If you compare Valorant accounts, check more than rank and one rifle skin. Look at region, access quality, recovery details, Duelist unlocks, Initiator depth and whether the skins fit the weapons Raze players actually use. Raze often plays Vandal, Phantom, Spectre, Judge, Shorty, Sheriff and Ghost depending on economy and map space. Clean weapon comfort helps, but secure account access matters more than any skin.
| Buyer check | Why it matters | Good sign |
|---|---|---|
| Duelist pool | Raze is map-dependent and may not fit every comp. | Raze plus Jett, Neon, Phoenix, Reyna or Iso available. |
| Support agents | Raze gets better with information and smokes. | Fade, Sova, Breach, Skye, Omen, Viper or Brimstone unlocked. |
| Skin fit | Raze players switch weapons often by economy and space. | Good Vandal, Phantom, Spectre, Sheriff, Ghost or shotgun cosmetics. |
| Access quality | Security matters more than any agent or bundle. | Clean region, clear recovery situation and reliable account details. |
Sources used for this Raze guide
This guide uses Riot’s official Raze page for role and agent identity, Riot Patch 13.00 for current Act 4 context, Tracker and Valking for ranked-stat framing, and THESPIKE for Masters London pro-pick context. If a future patch changes Blast Pack, Boom Bot, Paint Shells, Showstopper or the active map pool, refresh the ability and matchup sections before republishing.
Raze FAQ
Is Raze good in Valorant in 2026?
Yes. Raze is good in 2026 because she clears tight spaces, punishes grouped enemies and creates explosive entries with Blast Pack movement. She remains especially valuable on maps with close corners and layered site pockets.
What role is Raze in Valorant?
Raze is a Duelist. Riot describes her as a Brazilian agent with a blunt-force playstyle that flushes entrenched enemies and clears tight spaces.
What are Raze’s abilities?
Raze’s abilities are Boom Bot, Blast Pack, Paint Shells and Showstopper. Boom Bot clears space, Blast Pack moves and damages, Paint Shells is her grenade, and Showstopper is a rocket ultimate for high-impact entries or retakes.
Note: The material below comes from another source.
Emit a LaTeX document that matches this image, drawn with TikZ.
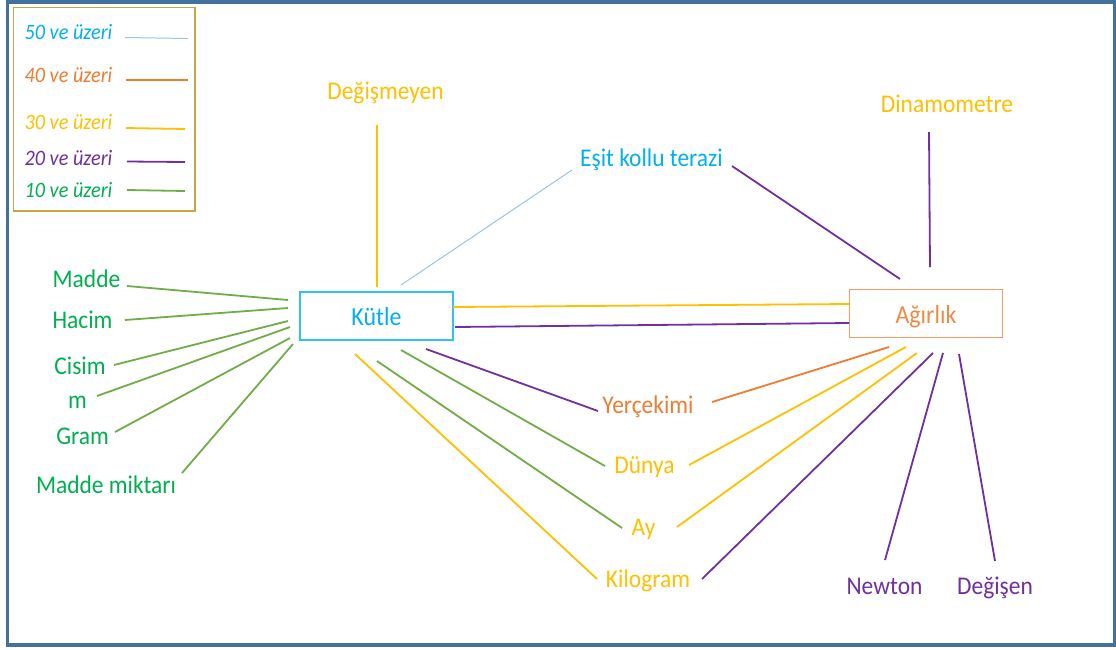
\documentclass[tikz,border=0pt]{standalone}
\usepackage{fontspec}
\setmainfont{Carlito}[FakeStretch=0.92]
\usepackage{xcolor}
\usepackage{tikz}

\definecolor{sari}{HTML}{FFC000}
\definecolor{mor}{HTML}{7030A0}
\definecolor{turuncu}{HTML}{ED7D31}
\definecolor{yesil}{HTML}{70AD47}
\definecolor{yesilyazi}{HTML}{00B050}
\definecolor{mavi}{HTML}{00B0F0}
\definecolor{acikmavi}{HTML}{9DC3E6}
\definecolor{cerceve}{HTML}{41719C}
\definecolor{altin}{RGB}{200,165,70}

\begin{document}
\begin{tikzpicture}[
			x=1pt, y=-1pt,
			word/.style={inner sep=0pt, anchor=base, font=\fontsize{25.5}{30}\selectfont},
			legend/.style={inner sep=0pt, anchor=base, font=\fontsize{22}{26}\selectfont\itshape},
			box/.style={rectangle, draw, line width=1.6pt, minimum width=153pt, minimum height=48pt, text height=19pt, text depth=0pt, inner sep=0pt, font=\fontsize{26}{30}\selectfont},
			link/.style={line width=1.8pt}
			]
			
			% zemin ve cerceve
			\useasboundingbox (0,0) rectangle (1116,649);
			\fill[white] (0,0) rectangle (1116,649);
			\draw[cerceve, line width=3.5pt] (7.5,1.75) rectangle (1114.5,645);
			
			% lejant
			\draw[altin, line width=1.5pt] (13.5,7.5) rectangle (195,211);
			\node (l50) [legend, text=mavi] at (68.5,39) {50 ve üzeri};
			\node (l40) [legend, text=turuncu] at (68.5,82) {40 ve üzeri};
			\node (l30) [legend, text=sari] at (68.5,129) {30 ve üzeri};
			\node (l20) [legend, text=mor] at (68.5,165) {20 ve üzeri};
			\node (l10) [legend, text=yesilyazi] at (68.5,197) {10 ve üzeri};
			\draw [acikmavi, line width=1pt] ([shift={(56.5,-1.5)}]l50.base) -- ++(63,1);
			\draw [turuncu, link] ([shift={(57.5,-2)}]l40.base) -- ++(62,0);
			\draw [sari, link] ([shift={(57.5,-1)}]l30.base) -- ++(59,1);
			\draw [mor, link] ([shift={(58.5,-3.5)}]l20.base) -- ++(58,0.5);
			\draw [yesil, link] ([shift={(58.5,-7)}]l10.base) -- ++(58,1);
			
			% kavramlar
			\node (kutle) [box, draw=mavi!80, text=mavi] at (376.5,316) {Kütle};
			\node (agirlik) [box, draw=turuncu!75, text=turuncu!90] at (926,313.5) {Ağırlık};
			\node (madde) [word, text=yesilyazi] at (86.5,287) {Madde};
			\node (hacim) [word, text=yesilyazi] at (82.5,328) {Hacim};
			\node (cisim) [word, text=yesilyazi] at (80,374) {Cisim};
			\node (msym) [word, text=yesilyazi] at (77.5,408) {m};
			\node (gram) [word, text=yesilyazi] at (82.5,444) {Gram};
			\node (miktar) [word, text=yesilyazi] at (106,493) {Madde miktarı};
			\node (degismeyen) [word, text=sari] at (385.5,99) {Değişmeyen};
			\node (esit) [word, text=mavi] at (651.5,166) {Eşit kollu terazi};
			\node (dinamo) [word, text=sari] at (947,112) {Dinamometre};
			\node (yercekimi) [word, text=turuncu] at (648,413) {Yerçekimi};
			\node (dunya) [word, text=sari] at (644.5,473) {Dünya};
			\node (ay) [word, text=sari] at (643.5,535) {Ay};
			\node (kilogram) [word, text=sari] at (648,587) {Kilogram};
			\node (newton) [word, text=mor] at (884.5,594) {Newton};
			\node (degisen) [word, text=mor] at (995,594) {Değişen};
			
			% baglantilar
			\draw [yesil, link] ([shift={(40.5,-1)}]madde.base) -- ([shift={(-88.5,-16)}]kutle.center);
			\draw [yesil, link] ([shift={(42.5,-8)}]hacim.base) -- ([shift={(-88.5,-8)}]kutle.center);
			\draw [yesil, link] ([shift={(34,-9)}]cisim.base) -- ([shift={(-88.5,5)}]kutle.center);
			\draw [yesil, link] ([shift={(19.5,-12)}]msym.base) -- ([shift={(-86.5,11)}]kutle.center);
			\draw [yesil, link] ([shift={(32.5,-12)}]gram.base) -- ([shift={(-86.5,22)}]kutle.center);
			\draw [yesil, link] ([shift={(76,-20)}]miktar.base) -- ([shift={(-83.5,28)}]kutle.center);
			\draw [sari, line width=1.5pt] ([shift={(-8.5,26)}]degismeyen.base) -- ([shift={(0.5,-29)}]kutle.center);
			\draw [acikmavi, line width=1pt] ([shift={(-79.5,4)}]esit.base) -- ([shift={(24.5,-31)}]kutle.center);
			\draw [sari, link] ([shift={(76.5,-9)}]kutle.center) -- ([shift={(-77,-9.5)}]agirlik.center);
			\draw [mor, link] ([shift={(78.5,11)}]kutle.center) -- ([shift={(-77,9.5)}]agirlik.center);
			\draw [mor, link] ([shift={(49.5,33)}]kutle.center) -- ([shift={(-50,-2)}]yercekimi.base);
			\draw [yesil, link] ([shift={(24.5,34)}]kutle.center) -- ([shift={(-39.5,-7)}]dunya.base);
			\draw [yesil, link] ([shift={(0.5,45)}]kutle.center) -- ([shift={(-21.5,-7)}]ay.base);
			\draw [sari, link] ([shift={(-21.5,38)}]kutle.center) -- ([shift={(-51,-8)}]kilogram.base);
			\draw [turuncu, link] ([shift={(64,-11)}]yercekimi.base) -- ([shift={(-37,33.5)}]agirlik.center);
			\draw [sari, link] ([shift={(44.5,-8)}]dunya.base) -- ([shift={(-20,33.5)}]agirlik.center);
			\draw [sari, link] ([shift={(33.5,-8)}]ay.base) -- ([shift={(-9,39.5)}]agirlik.center);
			\draw [mor, link] ([shift={(54,-8)}]kilogram.base) -- ([shift={(7,39.5)}]agirlik.center);
			\draw [mor, link] ([shift={(0.5,-34)}]newton.base) -- ([shift={(17,39.5)}]agirlik.center);
			\draw [mor, link] ([shift={(0,-33)}]degisen.base) -- ([shift={(33,40.5)}]agirlik.center);
			\draw [mor, link] ([shift={(80.5,0)}]esit.base) -- ([shift={(-26,-34.5)}]agirlik.center);
			\draw [mor, link] ([shift={(-18,20)}]dinamo.base) -- ([shift={(4,-46.5)}]agirlik.center);
			
		\end{tikzpicture}
\end{document}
Is Raze beginner friendly?
Raze is easy to understand but hard to master. Beginners can get value from Boom Bot and Paint Shells, but strong Raze play requires Blast Pack movement, entry timing, damage discipline and good coordination with Initiators.
How do you counter Raze?
Counter Raze by spreading out, breaking Boom Bot, avoiding predictable corners, stunning or slowing her satchel entry, playing anti-Showstopper spacing and trading her after she commits into site.